Instructions to follow
Word for word, copy all the data and drop the pictures.

Data to process
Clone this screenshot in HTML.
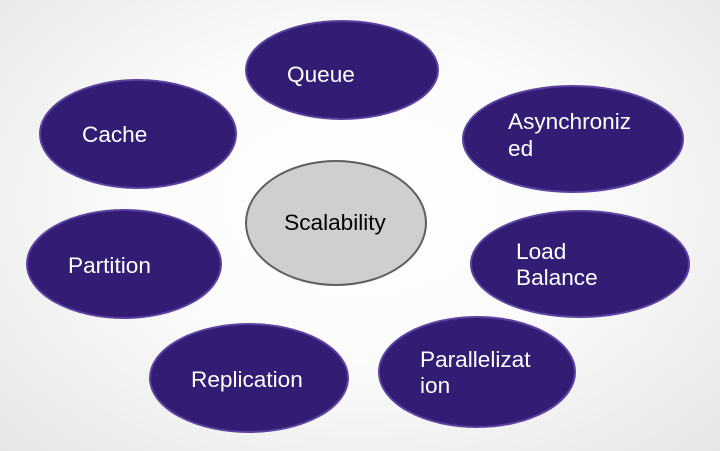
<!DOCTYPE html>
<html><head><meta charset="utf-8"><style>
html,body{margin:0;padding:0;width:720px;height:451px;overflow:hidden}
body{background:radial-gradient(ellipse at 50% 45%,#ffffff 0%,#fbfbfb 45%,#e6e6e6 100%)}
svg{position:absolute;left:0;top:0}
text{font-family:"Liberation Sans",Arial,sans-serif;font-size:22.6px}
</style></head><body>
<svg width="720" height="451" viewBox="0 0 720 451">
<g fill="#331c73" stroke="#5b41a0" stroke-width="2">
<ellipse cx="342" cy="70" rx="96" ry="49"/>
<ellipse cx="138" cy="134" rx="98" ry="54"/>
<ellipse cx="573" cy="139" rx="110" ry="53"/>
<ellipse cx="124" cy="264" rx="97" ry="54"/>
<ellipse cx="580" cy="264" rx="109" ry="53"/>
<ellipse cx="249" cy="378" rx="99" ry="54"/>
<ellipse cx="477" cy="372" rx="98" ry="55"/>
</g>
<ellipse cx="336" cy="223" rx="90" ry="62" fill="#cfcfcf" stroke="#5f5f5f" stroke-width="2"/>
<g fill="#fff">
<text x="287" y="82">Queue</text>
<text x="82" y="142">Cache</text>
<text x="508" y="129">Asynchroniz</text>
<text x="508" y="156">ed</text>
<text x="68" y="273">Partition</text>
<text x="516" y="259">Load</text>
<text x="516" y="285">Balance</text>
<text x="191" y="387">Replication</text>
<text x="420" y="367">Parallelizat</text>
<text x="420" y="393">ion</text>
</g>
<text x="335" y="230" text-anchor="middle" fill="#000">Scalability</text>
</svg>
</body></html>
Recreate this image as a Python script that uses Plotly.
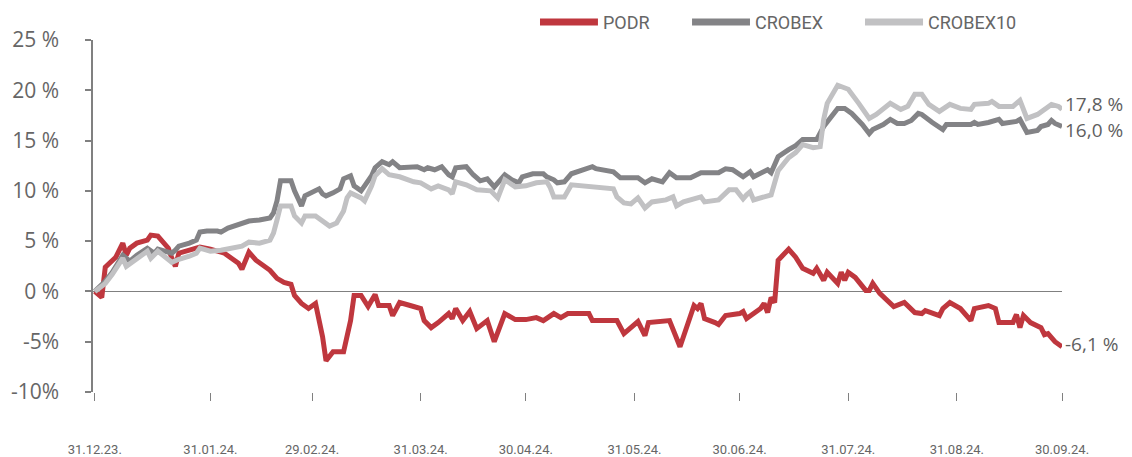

Written solution
Clone this screenshot in HTML.
<!DOCTYPE html>
<html><head><meta charset="utf-8"><style>
html,body{margin:0;padding:0;width:720px;height:451px;overflow:hidden}
body{background:radial-gradient(ellipse at 50% 45%,#ffffff 0%,#fbfbfb 45%,#e6e6e6 100%)}
svg{position:absolute;left:0;top:0}
text{font-family:"Liberation Sans",Arial,sans-serif;font-size:22.6px}
</style></head><body>
<svg width="720" height="451" viewBox="0 0 720 451">
<g fill="#331c73" stroke="#5b41a0" stroke-width="2">
<ellipse cx="342" cy="70" rx="96" ry="49"/>
<ellipse cx="138" cy="134" rx="98" ry="54"/>
<ellipse cx="573" cy="139" rx="110" ry="53"/>
<ellipse cx="124" cy="264" rx="97" ry="54"/>
<ellipse cx="580" cy="264" rx="109" ry="53"/>
<ellipse cx="249" cy="378" rx="99" ry="54"/>
<ellipse cx="477" cy="372" rx="98" ry="55"/>
</g>
<ellipse cx="336" cy="223" rx="90" ry="62" fill="#cfcfcf" stroke="#5f5f5f" stroke-width="2"/>
<g fill="#fff">
<text x="287" y="82">Queue</text>
<text x="82" y="142">Cache</text>
<text x="508" y="129">Asynchroniz</text>
<text x="508" y="156">ed</text>
<text x="68" y="273">Partition</text>
<text x="516" y="259">Load</text>
<text x="516" y="285">Balance</text>
<text x="191" y="387">Replication</text>
<text x="420" y="367">Parallelizat</text>
<text x="420" y="393">ion</text>
</g>
<text x="335" y="230" text-anchor="middle" fill="#000">Scalability</text>
</svg>
</body></html>
Recreate this image as a Python script that uses Plotly.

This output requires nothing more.